PUTRAJAYA — The Election Commission today announced that the July 24 Kuala Besut by-election will utilise a high-technology invisible ink to ensure a clean and fair voting process.
FAIR & TRANSPARENT: The new invisible ink to be used in Kuala Besut
EC Chairman Tan Sri Abdul Aziz Yusof said the decision was made based on the post-mortem on the use of the indelible ink in the 13th General Election, which was heavily criticised by several parties for its non-permanency, casting doubt on the electoral integrity. Stressing that the new ink, made from high-grade, permanent invisible pigments of natural origins, would leave no room for doubt, he said that it was chosen to ‘silence the critics’.
“The recently-concluded election was the first time we used indelible ink and admittedly, there were some weaknesses,” said Aziz. “Among them were the ink was easy to be removed, slow to dry and caused difficulties to voters since it could stain the ballot papers.
“However, we’ve learned from these weaknesses and have taken the necessary steps to ensure this by-election process is air-tight. Unlike the indelible ink used in GE13, the invisible ink we are using in Kuala Besut can never be washed off, no matter how hard you try,” said Aziz confidently.
With an assistant demonstrating the effectiveness and ultra-permanent properties of the ink, Aziz said that the invisibility of the liquid would make it virtually impossible for would-be fraudsters to do their dirty deed.
UNWASHABLE: Aziz’s assistant showing her index finger, still clearly marked by the invisible ink
“While in May, those who may have thought about voting twice found it possible to wash off the coloured ink from their fingers, this time, since they won’t be able to see the ‘before-and-after’ effect of any attempted washing, they would never be able to know if they’ve really managed to remove the ink successfully!” declared Aziz, showing his assistant’s clean, untainted index finger to reporters after laboriously scrubbing it with 8 different kinds of soap, cleansers, solvents and lotions. “I ask you now — can you see any difference on this finger from the time it got painted just now?”
Aziz assured the public that the invisible ink, designed to last for at least a week, is halal and completely safe.
“Don’t worry, the ink is both JAKIM and SIRIM certified, it is very safe and would not impede any normal activity. Also, unlike the indelible ink used before, it would not stain your ballot paper or your clothes.”

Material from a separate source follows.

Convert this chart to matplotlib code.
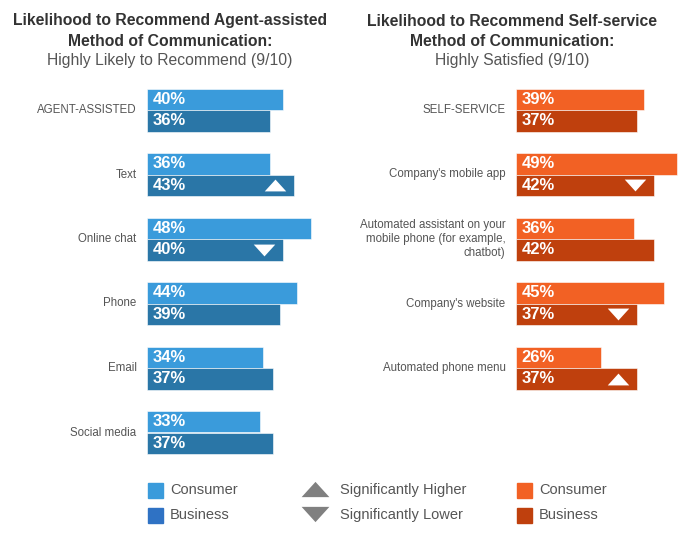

Answering a question about a statement by Minister in the Prime Minister’s Department Datuk Seri Shahidan Kassim that the indelible ink used in GE13 was actually only food colouring, Aziz said that it was a simple misunderstanding, based on different interpretations of what ‘indelible’ means.
“Well, if you think about it, ‘indelible’ strongly alludes to food,” Aziz explained. “What does ‘deli’ mean? It’s short for ‘delicatessen‘, a place where food is served, and ‘indelible’ simply means [in] here is food [deli], and it is edi[ble]. See? Moreover, the word ‘delicious’ also has ‘deli’ in it, so technically we were right.”
Aziz said that it was crucial for EC to ensure that the process and tools are absolutely tamper-proof.
“We will always do more than what is necessary to make sure everyone is confident in the election results. In fact, in order to further strengthen the process, we have instructed our officers tasked with applying the invisible ink on each voter’s finger to paint clear water on their other 9 fingers, as a ‘placebo’ control mechanism. This way, the voter would never really know which finger had been painted with the actual invisible ink, and would not be able to wash it off,” he said.
“This move will prove to everyone that we are clear and transparent, like the invisible ink.”